▶ What you are asked to do: Starting at the first line of the listing below, repeat each line up to and including the one containing "p.outline_line_width = 2". Leave out pictures.

━━━

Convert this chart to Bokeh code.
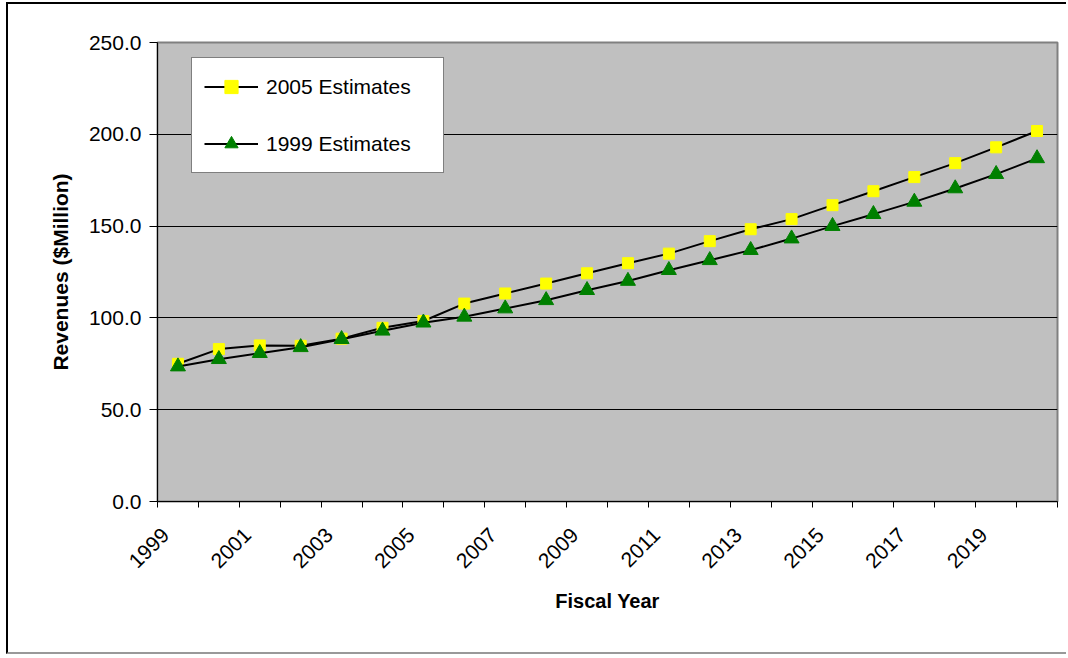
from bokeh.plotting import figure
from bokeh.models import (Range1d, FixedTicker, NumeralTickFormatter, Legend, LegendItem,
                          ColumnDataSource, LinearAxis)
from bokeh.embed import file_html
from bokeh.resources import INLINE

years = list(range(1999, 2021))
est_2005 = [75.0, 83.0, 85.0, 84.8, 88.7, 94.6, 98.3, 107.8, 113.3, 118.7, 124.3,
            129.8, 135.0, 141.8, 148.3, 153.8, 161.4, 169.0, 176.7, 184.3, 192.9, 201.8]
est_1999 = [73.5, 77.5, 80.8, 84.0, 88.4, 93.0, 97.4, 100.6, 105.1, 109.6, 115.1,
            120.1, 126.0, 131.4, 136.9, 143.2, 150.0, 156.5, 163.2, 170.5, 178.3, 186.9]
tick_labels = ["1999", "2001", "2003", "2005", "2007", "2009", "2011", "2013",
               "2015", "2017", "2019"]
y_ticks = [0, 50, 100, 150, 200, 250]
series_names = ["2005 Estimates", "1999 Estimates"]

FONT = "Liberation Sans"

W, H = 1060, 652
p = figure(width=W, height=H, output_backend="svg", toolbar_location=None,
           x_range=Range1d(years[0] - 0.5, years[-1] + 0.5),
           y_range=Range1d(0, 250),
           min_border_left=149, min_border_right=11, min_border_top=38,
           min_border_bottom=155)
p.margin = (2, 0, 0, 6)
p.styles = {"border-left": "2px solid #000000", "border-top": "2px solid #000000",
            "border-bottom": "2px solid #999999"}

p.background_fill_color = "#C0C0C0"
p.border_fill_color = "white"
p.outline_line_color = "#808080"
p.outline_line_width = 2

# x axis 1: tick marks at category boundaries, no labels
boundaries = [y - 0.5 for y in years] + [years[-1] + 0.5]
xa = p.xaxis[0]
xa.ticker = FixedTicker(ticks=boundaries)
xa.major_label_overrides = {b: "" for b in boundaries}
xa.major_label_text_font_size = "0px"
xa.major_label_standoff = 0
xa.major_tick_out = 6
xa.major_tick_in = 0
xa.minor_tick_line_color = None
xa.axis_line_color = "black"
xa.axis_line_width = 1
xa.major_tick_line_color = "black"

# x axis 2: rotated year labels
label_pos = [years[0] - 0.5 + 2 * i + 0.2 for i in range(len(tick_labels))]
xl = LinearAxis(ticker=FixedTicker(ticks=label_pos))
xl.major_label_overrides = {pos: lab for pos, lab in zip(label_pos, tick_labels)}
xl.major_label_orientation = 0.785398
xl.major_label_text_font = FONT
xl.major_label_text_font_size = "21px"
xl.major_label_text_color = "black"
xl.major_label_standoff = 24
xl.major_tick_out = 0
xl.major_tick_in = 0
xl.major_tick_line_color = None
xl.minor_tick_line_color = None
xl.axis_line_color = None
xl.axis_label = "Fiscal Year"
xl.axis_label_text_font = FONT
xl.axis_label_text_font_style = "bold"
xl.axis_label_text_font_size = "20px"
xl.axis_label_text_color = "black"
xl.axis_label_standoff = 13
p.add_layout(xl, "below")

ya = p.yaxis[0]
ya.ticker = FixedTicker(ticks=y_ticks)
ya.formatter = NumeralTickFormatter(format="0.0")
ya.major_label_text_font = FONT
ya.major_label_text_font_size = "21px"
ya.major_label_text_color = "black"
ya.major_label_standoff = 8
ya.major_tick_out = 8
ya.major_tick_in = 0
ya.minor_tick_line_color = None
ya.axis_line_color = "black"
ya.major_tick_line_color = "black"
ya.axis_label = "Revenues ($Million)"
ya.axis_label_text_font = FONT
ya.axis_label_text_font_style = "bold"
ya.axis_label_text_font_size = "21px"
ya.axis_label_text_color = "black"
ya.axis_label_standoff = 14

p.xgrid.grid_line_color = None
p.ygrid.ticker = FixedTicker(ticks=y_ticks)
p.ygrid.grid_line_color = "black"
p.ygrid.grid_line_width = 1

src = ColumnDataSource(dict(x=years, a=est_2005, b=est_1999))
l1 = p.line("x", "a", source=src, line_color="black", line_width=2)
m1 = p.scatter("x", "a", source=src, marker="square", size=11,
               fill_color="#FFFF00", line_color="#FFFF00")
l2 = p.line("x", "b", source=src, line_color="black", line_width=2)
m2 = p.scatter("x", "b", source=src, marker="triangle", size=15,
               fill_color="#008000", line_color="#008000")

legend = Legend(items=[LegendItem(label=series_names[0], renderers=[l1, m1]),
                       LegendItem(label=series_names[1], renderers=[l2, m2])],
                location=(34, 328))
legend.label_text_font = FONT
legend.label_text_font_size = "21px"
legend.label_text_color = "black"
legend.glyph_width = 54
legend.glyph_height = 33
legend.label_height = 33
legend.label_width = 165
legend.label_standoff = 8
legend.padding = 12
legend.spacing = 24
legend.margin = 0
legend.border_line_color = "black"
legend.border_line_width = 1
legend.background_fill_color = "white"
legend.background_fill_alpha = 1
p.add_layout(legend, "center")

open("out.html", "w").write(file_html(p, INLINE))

━━━

▶ Expected answer:
Convert this chart to Bokeh code.
from bokeh.plotting import figure
from bokeh.models import (Range1d, FixedTicker, NumeralTickFormatter, Legend, LegendItem,
                          ColumnDataSource, LinearAxis)
from bokeh.embed import file_html
from bokeh.resources import INLINE

years = list(range(1999, 2021))
est_2005 = [75.0, 83.0, 85.0, 84.8, 88.7, 94.6, 98.3, 107.8, 113.3, 118.7, 124.3,
            129.8, 135.0, 141.8, 148.3, 153.8, 161.4, 169.0, 176.7, 184.3, 192.9, 201.8]
est_1999 = [73.5, 77.5, 80.8, 84.0, 88.4, 93.0, 97.4, 100.6, 105.1, 109.6, 115.1,
            120.1, 126.0, 131.4, 136.9, 143.2, 150.0, 156.5, 163.2, 170.5, 178.3, 186.9]
tick_labels = ["1999", "2001", "2003", "2005", "2007", "2009", "2011", "2013",
               "2015", "2017", "2019"]
y_ticks = [0, 50, 100, 150, 200, 250]
series_names = ["2005 Estimates", "1999 Estimates"]

FONT = "Liberation Sans"

W, H = 1060, 652
p = figure(width=W, height=H, output_backend="svg", toolbar_location=None,
           x_range=Range1d(years[0] - 0.5, years[-1] + 0.5),
           y_range=Range1d(0, 250),
           min_border_left=149, min_border_right=11, min_border_top=38,
           min_border_bottom=155)
p.margin = (2, 0, 0, 6)
p.styles = {"border-left": "2px solid #000000", "border-top": "2px solid #000000",
            "border-bottom": "2px solid #999999"}

p.background_fill_color = "#C0C0C0"
p.border_fill_color = "white"
p.outline_line_color = "#808080"
p.outline_line_width = 2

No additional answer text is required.